Ils sont une grosse vingtaine de "rangers"à bosser pour Tier. Anciens facteurs, livreurs de colis ou de repas…: l’entreprise allemande se targue de leur proposer un contrat de salarié. "On augmente les équipes en été, notamment avec des étudiants", glisse le manager bruxellois. Cet opérateur européen dit prendre ses distances avec les débuts de la micromobilité, quand des travailleurs précaires étaient payés une misère pour recharger les batteries à leurs propres frais. "Le boulot est ludique, il s’approche un peu d’un jeu vidéo, mais en vrai", compare François-Xavier Giraud. Dénicher les trottinettes, une quête aux Pokémons? "Quand j’étais livreur de sushis, je rendais une personne heureuse. Ici, je travaille pour davantage de monde", apprécie Konrad Kielbasa, en turquoise depuis 3 mois. "J’aime bien ce côté chasse aux trésors, oui. Mais y a des difficultés. Le trafic bien sûr. Des zones sont inaccessibles dans les heures de pointe. La gare du Midi ou le square des Héros à Uccle.
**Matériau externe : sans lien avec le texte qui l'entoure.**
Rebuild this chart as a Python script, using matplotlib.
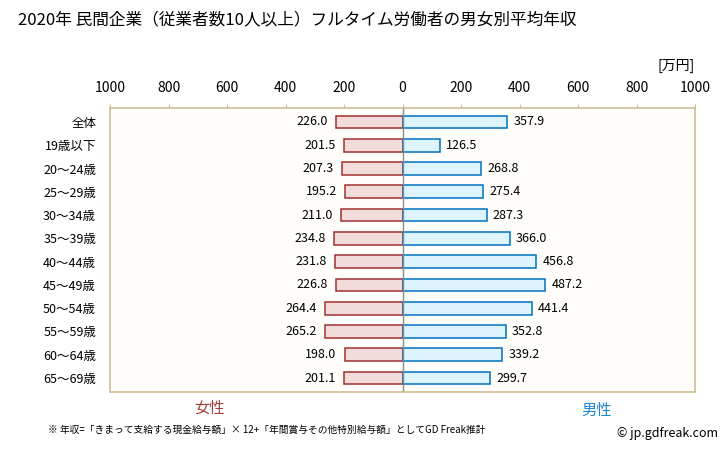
import matplotlib.pyplot as plt
import numpy as np

plt.rcParams['font.family'] = ['Noto Sans CJK JP', 'DejaVu Sans']

# データ
ages = ['全体', '19歳以下', '20〜24歳', '25〜29歳', '30〜34歳', '35〜39歳',
        '40〜44歳', '45〜49歳', '50〜54歳', '55〜59歳', '60〜64歳', '65〜69歳']
female = [226.0, 201.5, 207.3, 195.2, 211.0, 234.8, 231.8, 226.8, 264.4, 265.2, 198.0, 201.1]
male = [357.9, 126.5, 268.8, 275.4, 287.3, 366.0, 456.8, 487.2, 441.4, 352.8, 339.2, 299.7]
ticks = [-1000, -800, -600, -400, -200, 0, 200, 400, 600, 800, 1000]

fig = plt.figure(figsize=(7.28, 4.51), dpi=100)
ax = fig.add_axes([110 / 728, 1 - 392 / 451, 585 / 728, 284 / 451])
ax.set_facecolor('#FFFEFA')

y = np.arange(len(ages))
ax.barh(y, [-v for v in female], height=0.55, color='#F2DCDB', edgecolor='#A0302F', linewidth=1.1)
ax.barh(y, male, height=0.55, color='#DDF3FD', edgecolor='#0070C0', linewidth=1.1)
ax.axvline(0, color='#8C8C8C', linewidth=1)

for i in range(len(ages)):
    ax.text(-female[i] - 28, y[i], f'{female[i]:.1f}', ha='right', va='center', fontsize=9)
    ax.text(male[i] + 22, y[i], f'{male[i]:.1f}', ha='left', va='center', fontsize=9)

ax.set_xlim(-1000, 1000)
ax.set_ylim(len(ages) - 0.4, -0.6)
ax.xaxis.tick_top()
ax.set_xticks(ticks)
ax.set_xticklabels([str(abs(t)) for t in ticks], fontsize=10)
ax.tick_params(axis='x', length=3, color='#CDBF95', pad=6)
ax.set_yticks(y)
ax.set_yticklabels(ages, fontsize=9)
ax.tick_params(axis='y', length=0, pad=10)
for s in ax.spines.values():
    s.set_color('#CDBF95')
    s.set_linewidth(1.2)

fig.text(18 / 728, 1 - 20 / 451, '2020年 民間企業（従業者数10人以上）フルタイム労働者の男女別平均年収',
         fontsize=12, va='center', ha='left')
fig.text(695 / 728, 1 - 66 / 451, '[万円]', fontsize=10, va='center', ha='right')
fig.text(210 / 728, 1 - 408 / 451, '女性', fontsize=11, color='#A0403F', ha='center', va='center')
fig.text(597 / 728, 1 - 410 / 451, '男性', fontsize=11, color='#1E88D0', ha='center', va='center')
fig.text(48 / 728, 1 - 430 / 451,
         '※ 年収=「きまって支給する現金給与額」× 12+「年間賞与その他特別給与額」としてGD Freak推計',
         fontsize=7, ha='left', va='center')
fig.text(718 / 728, 1 - 434 / 451, '© jp.gdfreak.com', fontsize=9, ha='right', va='center')

fig.savefig('out.png', dpi=100)
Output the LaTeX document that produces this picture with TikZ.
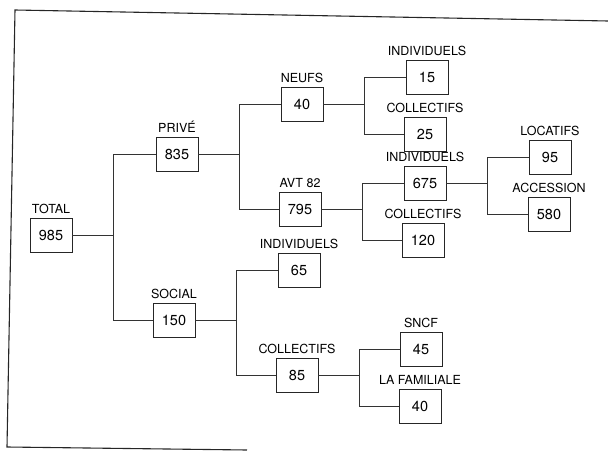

Là j’évite".

L’opérateur attend donc avec impatience le feu vert des partenaires sociaux aux shifts nocturnes. "En principe, une partie de nos opérations se dérouleront de nuit d’ici fin 2022". Actuellement, les camionnettes ne circulent en effet qu’entre 6 et 14h. Pour le Pentagone ou d’autres quartiers très encombrés, Tier compte donc 4 vélocargos. "On va augmenter la flotte", annonce le responsable. Konrad a déjà tenté le coup dans "sa"zone d’Anderlecht. Il est partant pour chasser la batterie en pédalant.